• **Written problem**:
Make an exact copy of the lines, leaving the pictures out.

Lines of data
━━━

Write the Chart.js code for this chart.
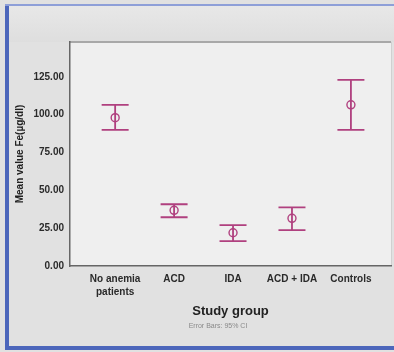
<!DOCTYPE html>
<html>
<head>
<meta charset="utf-8">
<script src="https://cdn.jsdelivr.net/npm/chart.js@4"></script>
<style>
  body { margin: 0; background: #e4e4e4; }
  .wrap { position: relative; width: 394px; height: 352px; background: #e1e1e1; overflow: hidden; }
  .top-band { position: absolute; left: 9px; top: 5px; right: 0; height: 37px; background: linear-gradient(#e8e8e8, #dedede); }
  .edge-left { position: absolute; left: 5px; top: 4px; width: 4px; height: 346px; background: #4c66bb; }
  .edge-top { position: absolute; left: 5px; top: 4px; right: 0; height: 2px; background: #8e9fd8; }
  .edge-bottom { position: absolute; left: 5px; top: 346px; right: 0; height: 4px; background: #4c66bb; }
  canvas { position: absolute; left: 0; top: 0; }
  .note { position: absolute; left: 0; width: 436px; top: 322px; text-align: center;
          font: 7px "Liberation Sans", Arial, sans-serif; color: #8a8a8a; }
</style>
</head>
<body>
<div class="wrap">
  <div class="top-band"></div>
  <canvas id="chart" width="394" height="352"></canvas>
  <div class="edge-left"></div>
  <div class="edge-top"></div>
  <div class="edge-bottom"></div>
  <div class="note">Error Bars: 95% CI</div>
</div>
<script>
const groups = [['No anemia', 'patients'], 'ACD', 'IDA', 'ACD + IDA', 'Controls'];
const means = [98, 36.8, 22, 31.5, 106.5];
const ciLow = [90, 32.2, 16.4, 23.7, 90];
const ciHigh = [106.5, 40.8, 27, 38.8, 123];
const yTicks = [0, 25, 50, 75, 100, 125];

const barColor = '#b0407f';

// whisker + caps + open circle per group (line runs through the circle)
const errorBars = {
  id: 'errorBars',
  afterDatasetsDraw(chart) {
    const { ctx, scales: { x, y } } = chart;
    ctx.save();
    ctx.strokeStyle = barColor;
    ctx.lineWidth = 1.8;
    means.forEach((m, i) => {
      const px = x.getPixelForValue(i + 1);
      const top = y.getPixelForValue(ciHigh[i]);
      const bot = y.getPixelForValue(ciLow[i]);
      const mid = y.getPixelForValue(m);
      ctx.beginPath();
      ctx.moveTo(px, top); ctx.lineTo(px, bot);
      ctx.moveTo(px - 13.5, top); ctx.lineTo(px + 13.5, top);
      ctx.moveTo(px - 13.5, bot); ctx.lineTo(px + 13.5, bot);
      ctx.stroke();
      ctx.beginPath();
      ctx.lineWidth = 1.4;
      ctx.arc(px, mid, 4, 0, Math.PI * 2);
      ctx.stroke();
      ctx.lineWidth = 1.8;
    });
    ctx.restore();
  }
};

const plotBg = {
  id: 'plotBg',
  beforeDraw(chart) {
    const { ctx, chartArea: a } = chart;
    ctx.save();
    ctx.fillStyle = '#efefef';
    ctx.fillRect(a.left, a.top, a.right - a.left, a.bottom - a.top);
    ctx.strokeStyle = '#a8a8a8';
    ctx.lineWidth = 2;
    ctx.beginPath();
    ctx.moveTo(a.left, a.top); ctx.lineTo(a.right, a.top);
    ctx.stroke();
    ctx.strokeStyle = '#d0d0d0';
    ctx.lineWidth = 1;
    ctx.beginPath();
    ctx.moveTo(a.right + 0.5, a.top); ctx.lineTo(a.right + 0.5, a.bottom);
    ctx.stroke();
    ctx.restore();
  }
};

new Chart(document.getElementById('chart'), {
  type: 'scatter',
  data: {
    datasets: [{
      data: means.map((m, i) => ({ x: i + 1, y: m })),
      pointRadius: 0,
      pointHoverRadius: 0
    }]
  },
  options: {
    responsive: false,
    animation: false,
    layout: { padding: { left: 0, right: 3, top: 42, bottom: 0 } },
    plugins: { legend: { display: false }, tooltip: { enabled: false } },
    scales: {
      x: {
        type: 'linear',
        min: 0.234,
        max: 5.68,
        afterBuildTicks: s => { s.ticks = groups.map((g, i) => ({ value: i + 1 })); },
        afterFit: s => { s.height = 86; },
        grid: { display: false, drawTicks: true, tickLength: 5, tickColor: '#777' },
        border: { color: '#666', width: 1.5 },
        ticks: {
          autoSkip: false,
          maxRotation: 0,
          padding: 2,
          color: '#2a2a2a',
          font: { family: 'Liberation Sans', size: 10, weight: 'bold', lineHeight: 1.3 },
          callback: (v, i) => groups[i]
        },
        title: {
          display: true,
          text: 'Study group',
          color: '#222',
          font: { family: 'Liberation Sans', size: 13, weight: 'bold' },
          padding: { top: 0, bottom: 33 }
        }
      },
      y: {
        min: 0,
        max: 148,
        afterBuildTicks: s => { s.ticks = yTicks.map(v => ({ value: v })); },
        afterFit: s => { s.width = 70; },
        grid: { display: false, drawTicks: true, tickLength: 5, tickColor: '#777' },
        border: { color: '#666', width: 1.5 },
        ticks: {
          padding: 1,
          color: '#2a2a2a',
          font: { family: 'Liberation Sans', size: 10, weight: 'bold' },
          callback: v => v.toFixed(2)
        },
        title: {
          display: true,
          text: 'Mean value Fe(µg/dl)',
          color: '#222',
          font: { family: 'Liberation Sans', size: 10, weight: 'bold' },
          padding: { top: 14, bottom: 0 }
        }
      }
    }
  },
  plugins: [plotBg, errorBars]
});
</script>
</body>
</html>
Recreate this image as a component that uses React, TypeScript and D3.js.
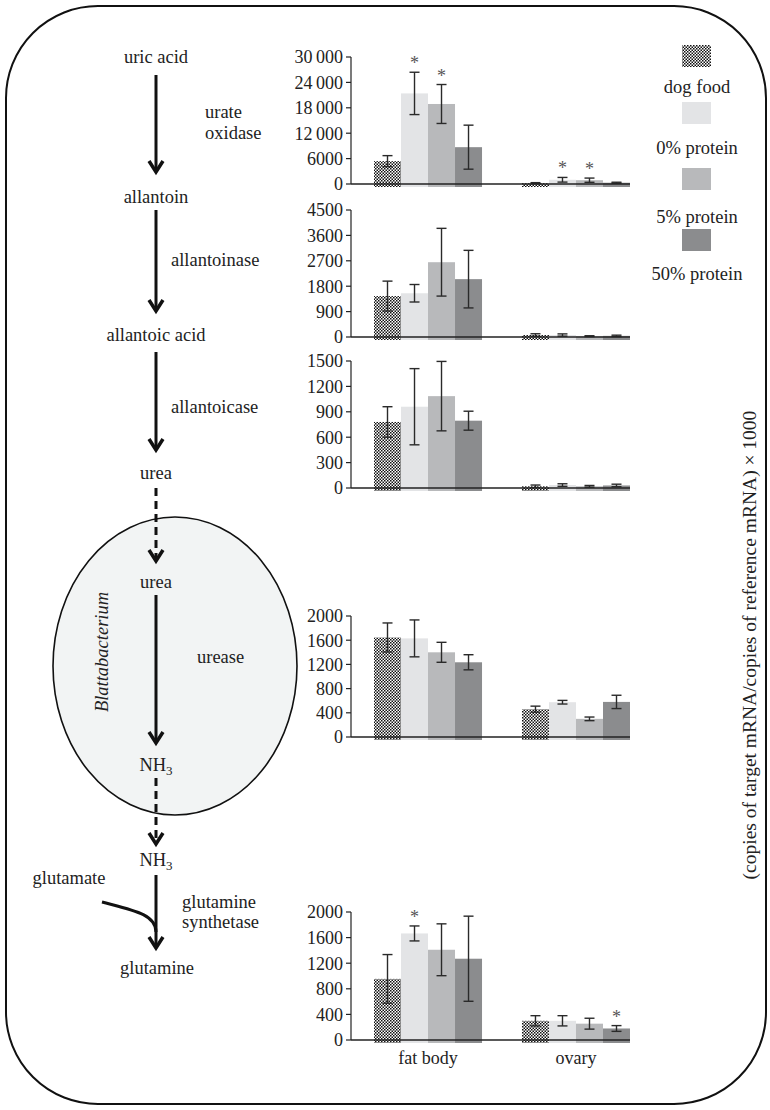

━━━

• **The answer**:
Write the Chart.js code for this chart.
<!DOCTYPE html>
<html>
<head>
<meta charset="utf-8">
<script src="https://cdn.jsdelivr.net/npm/chart.js@4"></script>
<style>
  body { margin: 0; background: #e4e4e4; }
  .wrap { position: relative; width: 394px; height: 352px; background: #e1e1e1; overflow: hidden; }
  .top-band { position: absolute; left: 9px; top: 5px; right: 0; height: 37px; background: linear-gradient(#e8e8e8, #dedede); }
  .edge-left { position: absolute; left: 5px; top: 4px; width: 4px; height: 346px; background: #4c66bb; }
  .edge-top { position: absolute; left: 5px; top: 4px; right: 0; height: 2px; background: #8e9fd8; }
  .edge-bottom { position: absolute; left: 5px; top: 346px; right: 0; height: 4px; background: #4c66bb; }
  canvas { position: absolute; left: 0; top: 0; }
  .note { position: absolute; left: 0; width: 436px; top: 322px; text-align: center;
          font: 7px "Liberation Sans", Arial, sans-serif; color: #8a8a8a; }
</style>
</head>
<body>
<div class="wrap">
  <div class="top-band"></div>
  <canvas id="chart" width="394" height="352"></canvas>
  <div class="edge-left"></div>
  <div class="edge-top"></div>
  <div class="edge-bottom"></div>
  <div class="note">Error Bars: 95% CI</div>
</div>
<script>
const groups = [['No anemia', 'patients'], 'ACD', 'IDA', 'ACD + IDA', 'Controls'];
const means = [98, 36.8, 22, 31.5, 106.5];
const ciLow = [90, 32.2, 16.4, 23.7, 90];
const ciHigh = [106.5, 40.8, 27, 38.8, 123];
const yTicks = [0, 25, 50, 75, 100, 125];

const barColor = '#b0407f';

// whisker + caps + open circle per group (line runs through the circle)
const errorBars = {
  id: 'errorBars',
  afterDatasetsDraw(chart) {
    const { ctx, scales: { x, y } } = chart;
    ctx.save();
    ctx.strokeStyle = barColor;
    ctx.lineWidth = 1.8;
    means.forEach((m, i) => {
      const px = x.getPixelForValue(i + 1);
      const top = y.getPixelForValue(ciHigh[i]);
      const bot = y.getPixelForValue(ciLow[i]);
      const mid = y.getPixelForValue(m);
      ctx.beginPath();
      ctx.moveTo(px, top); ctx.lineTo(px, bot);
      ctx.moveTo(px - 13.5, top); ctx.lineTo(px + 13.5, top);
      ctx.moveTo(px - 13.5, bot); ctx.lineTo(px + 13.5, bot);
      ctx.stroke();
      ctx.beginPath();
      ctx.lineWidth = 1.4;
      ctx.arc(px, mid, 4, 0, Math.PI * 2);
      ctx.stroke();
      ctx.lineWidth = 1.8;
    });
    ctx.restore();
  }
};

const plotBg = {
  id: 'plotBg',
  beforeDraw(chart) {
    const { ctx, chartArea: a } = chart;
    ctx.save();
    ctx.fillStyle = '#efefef';
    ctx.fillRect(a.left, a.top, a.right - a.left, a.bottom - a.top);
    ctx.strokeStyle = '#a8a8a8';
    ctx.lineWidth = 2;
    ctx.beginPath();
    ctx.moveTo(a.left, a.top); ctx.lineTo(a.right, a.top);
    ctx.stroke();
    ctx.strokeStyle = '#d0d0d0';
    ctx.lineWidth = 1;
    ctx.beginPath();
    ctx.moveTo(a.right + 0.5, a.top); ctx.lineTo(a.right + 0.5, a.bottom);
    ctx.stroke();
    ctx.restore();
  }
};

new Chart(document.getElementById('chart'), {
  type: 'scatter',
  data: {
    datasets: [{
      data: means.map((m, i) => ({ x: i + 1, y: m })),
      pointRadius: 0,
      pointHoverRadius: 0
    }]
  },
  options: {
    responsive: false,
    animation: false,
    layout: { padding: { left: 0, right: 3, top: 42, bottom: 0 } },
    plugins: { legend: { display: false }, tooltip: { enabled: false } },
    scales: {
      x: {
        type: 'linear',
        min: 0.234,
        max: 5.68,
        afterBuildTicks: s => { s.ticks = groups.map((g, i) => ({ value: i + 1 })); },
        afterFit: s => { s.height = 86; },
        grid: { display: false, drawTicks: true, tickLength: 5, tickColor: '#777' },
        border: { color: '#666', width: 1.5 },
        ticks: {
          autoSkip: false,
          maxRotation: 0,
          padding: 2,
          color: '#2a2a2a',
          font: { family: 'Liberation Sans', size: 10, weight: 'bold', lineHeight: 1.3 },
          callback: (v, i) => groups[i]
        },
        title: {
          display: true,
          text: 'Study group',
          color: '#222',
          font: { family: 'Liberation Sans', size: 13, weight: 'bold' },
          padding: { top: 0, bottom: 33 }
        }
      },
      y: {
        min: 0,
        max: 148,
        afterBuildTicks: s => { s.ticks = yTicks.map(v => ({ value: v })); },
        afterFit: s => { s.width = 70; },
        grid: { display: false, drawTicks: true, tickLength: 5, tickColor: '#777' },
        border: { color: '#666', width: 1.5 },
        ticks: {
          padding: 1,
          color: '#2a2a2a',
          font: { family: 'Liberation Sans', size: 10, weight: 'bold' },
          callback: v => v.toFixed(2)
        },
        title: {
          display: true,
          text: 'Mean value Fe(µg/dl)',
          color: '#222',
          font: { family: 'Liberation Sans', size: 10, weight: 'bold' },
          padding: { top: 14, bottom: 0 }
        }
      }
    }
  },
  plugins: [plotBg, errorBars]
});
</script>
</body>
</html>
Recreate this image as a component that uses React, TypeScript and D3.js.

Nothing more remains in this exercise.